We have mentioned three litigation risk areas above, but there are others out there, such as the growth of class actions and collective redress.  Although litigation risks cannot be eliminated, they can be managed and incorporated into a company’s risk management strategy.  Companies in the LSHC sector and their legal advisors should look ahead to proactively manage their risk environment and exposure, both in terms of current and emerging risks that arise, as customer and shareholder expectations change and the focus of lawmakers shifts towards ESG issues.  

Key elements to consider:

  • Advertisers in the LSHC sector should ensure that their environmental claims are true, accurate and specific, and not unfairly minimise their business’s overall environmental impact.  Claims must either take into account the full lifecycle of a product or service, or must make clear that they only relate to part of that lifecycle.  “Green” imagery, logos and symbols can all contribute to a misleading impression. 
  • Any green claims must be properly substantiated, which in a technical area may involve significant effort and cost.  Any forward-looking claims (i.e. “We’re going Net Zero by 2030”) should be substantiated with a clear, costed plan, committed funds, and a record of on-track progress.

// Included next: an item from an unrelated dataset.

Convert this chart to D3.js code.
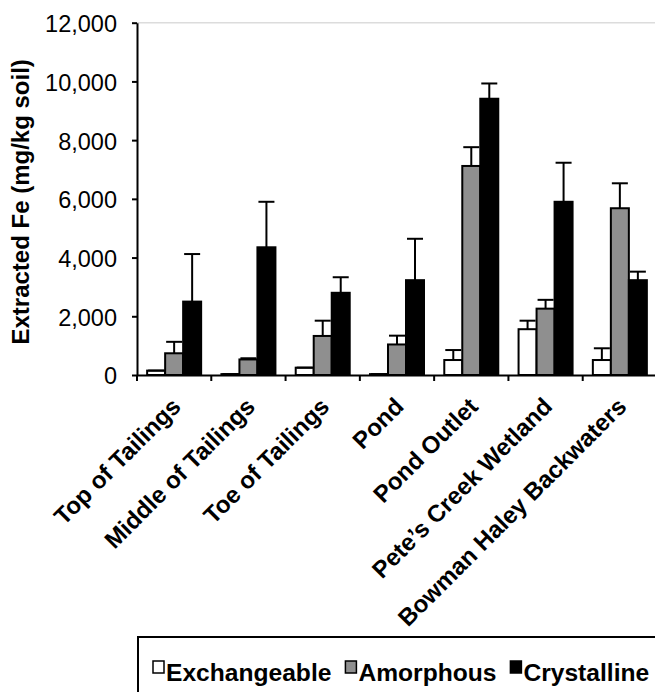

  • Companies in the LSHC sector should seek to maintain good relationships with major shareholders (including understanding and addressing their concerns).  If a company is able to do this and effectively communicate its strategy and how it is maximising value for its shareholders, it may be less susceptible to challenge and shareholder activism.
  • Shareholder activist activity across the LSHC sector should be monitored to understand common avenues of attack and to ensure that companies are not vulnerable in these areas.  This includes conducting regular strategic reviews to identify potential areas of challenge and monitoring accordingly.  
  • As part of any corporate transaction, LSHC companies should ensure that ESG due diligence is carried out in relation to environmental claims, with appropriate ESG specific warranties entered into and disclosure given where required.